● WHAT YOU ARE ASKED TO DO
Repeat the listing word for word. No pictures belong in the copy.

● DATASET CONTENT
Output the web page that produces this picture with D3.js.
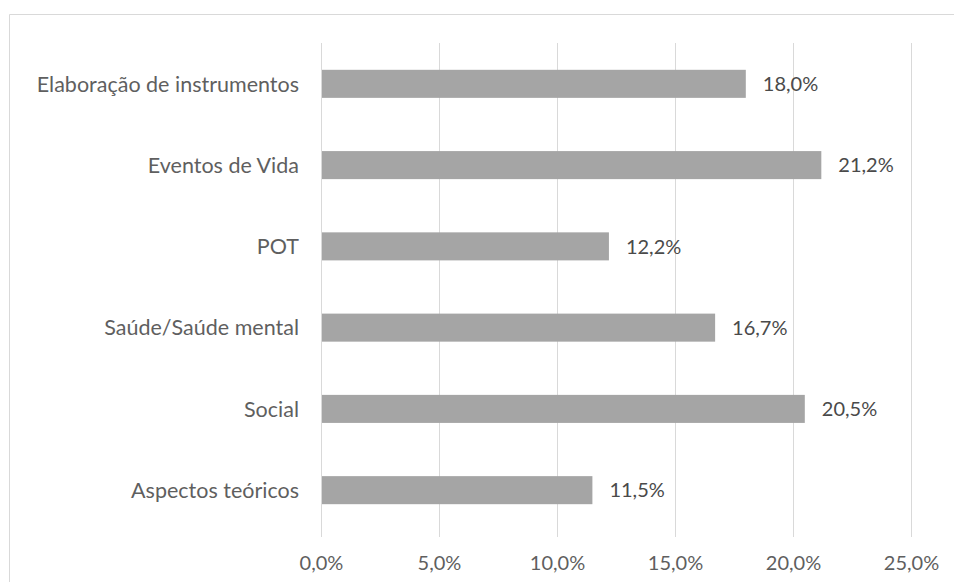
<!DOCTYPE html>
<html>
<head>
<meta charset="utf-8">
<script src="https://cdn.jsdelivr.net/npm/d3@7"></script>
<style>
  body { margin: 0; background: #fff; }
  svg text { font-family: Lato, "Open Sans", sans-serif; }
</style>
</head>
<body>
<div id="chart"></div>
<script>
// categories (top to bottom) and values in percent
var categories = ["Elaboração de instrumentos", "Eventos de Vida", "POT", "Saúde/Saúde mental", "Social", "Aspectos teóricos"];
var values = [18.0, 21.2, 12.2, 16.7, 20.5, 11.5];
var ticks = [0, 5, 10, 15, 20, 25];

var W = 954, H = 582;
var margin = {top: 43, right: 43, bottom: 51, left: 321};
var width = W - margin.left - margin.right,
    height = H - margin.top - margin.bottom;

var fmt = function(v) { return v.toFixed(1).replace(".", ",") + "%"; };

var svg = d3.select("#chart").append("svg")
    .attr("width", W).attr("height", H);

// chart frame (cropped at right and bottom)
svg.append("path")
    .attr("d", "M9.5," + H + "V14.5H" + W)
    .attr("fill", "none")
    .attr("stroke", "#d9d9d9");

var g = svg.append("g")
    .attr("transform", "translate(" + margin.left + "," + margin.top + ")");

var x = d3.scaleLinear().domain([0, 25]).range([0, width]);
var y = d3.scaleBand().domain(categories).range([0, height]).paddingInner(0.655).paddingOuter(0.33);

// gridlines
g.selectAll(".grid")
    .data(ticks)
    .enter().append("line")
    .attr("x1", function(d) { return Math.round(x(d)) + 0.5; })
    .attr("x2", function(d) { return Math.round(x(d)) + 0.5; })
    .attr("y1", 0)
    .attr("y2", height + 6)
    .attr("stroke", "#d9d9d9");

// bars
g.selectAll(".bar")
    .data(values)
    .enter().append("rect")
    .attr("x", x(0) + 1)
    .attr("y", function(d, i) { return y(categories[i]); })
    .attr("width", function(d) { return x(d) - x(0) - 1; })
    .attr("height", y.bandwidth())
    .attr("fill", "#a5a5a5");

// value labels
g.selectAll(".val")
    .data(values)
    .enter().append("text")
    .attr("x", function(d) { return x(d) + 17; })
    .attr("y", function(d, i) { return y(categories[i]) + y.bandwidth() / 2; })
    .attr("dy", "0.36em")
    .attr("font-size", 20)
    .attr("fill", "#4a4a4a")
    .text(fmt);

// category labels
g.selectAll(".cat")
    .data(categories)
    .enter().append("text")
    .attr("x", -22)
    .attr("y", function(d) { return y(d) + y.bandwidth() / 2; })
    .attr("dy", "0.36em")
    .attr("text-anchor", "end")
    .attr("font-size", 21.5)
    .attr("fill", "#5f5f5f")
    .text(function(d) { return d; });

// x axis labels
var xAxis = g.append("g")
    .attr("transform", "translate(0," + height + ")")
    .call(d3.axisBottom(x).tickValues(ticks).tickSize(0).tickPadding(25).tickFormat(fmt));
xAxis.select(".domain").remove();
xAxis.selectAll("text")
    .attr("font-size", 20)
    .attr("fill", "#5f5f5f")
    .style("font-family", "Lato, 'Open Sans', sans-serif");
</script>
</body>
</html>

● THE REPLY
Output the web page that produces this picture with D3.js.
<!DOCTYPE html>
<html>
<head>
<meta charset="utf-8">
<script src="https://cdn.jsdelivr.net/npm/d3@7"></script>
<style>
  body { margin: 0; background: #fff; }
  svg text { font-family: Lato, "Open Sans", sans-serif; }
</style>
</head>
<body>
<div id="chart"></div>
<script>
// categories (top to bottom) and values in percent
var categories = ["Elaboração de instrumentos", "Eventos de Vida", "POT", "Saúde/Saúde mental", "Social", "Aspectos teóricos"];
var values = [18.0, 21.2, 12.2, 16.7, 20.5, 11.5];
var ticks = [0, 5, 10, 15, 20, 25];

var W = 954, H = 582;
var margin = {top: 43, right: 43, bottom: 51, left: 321};
var width = W - margin.left - margin.right,
    height = H - margin.top - margin.bottom;

var fmt = function(v) { return v.toFixed(1).replace(".", ",") + "%"; };

var svg = d3.select("#chart").append("svg")
    .attr("width", W).attr("height", H);

// chart frame (cropped at right and bottom)
svg.append("path")
    .attr("d", "M9.5," + H + "V14.5H" + W)
    .attr("fill", "none")
    .attr("stroke", "#d9d9d9");

var g = svg.append("g")
    .attr("transform", "translate(" + margin.left + "," + margin.top + ")");

var x = d3.scaleLinear().domain([0, 25]).range([0, width]);
var y = d3.scaleBand().domain(categories).range([0, height]).paddingInner(0.655).paddingOuter(0.33);

// gridlines
g.selectAll(".grid")
    .data(ticks)
    .enter().append("line")
    .attr("x1", function(d) { return Math.round(x(d)) + 0.5; })
    .attr("x2", function(d) { return Math.round(x(d)) + 0.5; })
    .attr("y1", 0)
    .attr("y2", height + 6)
    .attr("stroke", "#d9d9d9");

// bars
g.selectAll(".bar")
    .data(values)
    .enter().append("rect")
    .attr("x", x(0) + 1)
    .attr("y", function(d, i) { return y(categories[i]); })
    .attr("width", function(d) { return x(d) - x(0) - 1; })
    .attr("height", y.bandwidth())
    .attr("fill", "#a5a5a5");

// value labels
g.selectAll(".val")
    .data(values)
    .enter().append("text")
    .attr("x", function(d) { return x(d) + 17; })
    .attr("y", function(d, i) { return y(categories[i]) + y.bandwidth() / 2; })
    .attr("dy", "0.36em")
    .attr("font-size", 20)
    .attr("fill", "#4a4a4a")
    .text(fmt);

// category labels
g.selectAll(".cat")
    .data(categories)
    .enter().append("text")
    .attr("x", -22)
    .attr("y", function(d) { return y(d) + y.bandwidth() / 2; })
    .attr("dy", "0.36em")
    .attr("text-anchor", "end")
    .attr("font-size", 21.5)
    .attr("fill", "#5f5f5f")
    .text(function(d) { return d; });

// x axis labels
var xAxis = g.append("g")
    .attr("transform", "translate(0," + height + ")")
    .call(d3.axisBottom(x).tickValues(ticks).tickSize(0).tickPadding(25).tickFormat(fmt));
xAxis.select(".domain").remove();
xAxis.selectAll("text")
    .attr("font-size", 20)
    .attr("fill", "#5f5f5f")
    .style("font-family", "Lato, 'Open Sans', sans-serif");
</script>
</body>
</html>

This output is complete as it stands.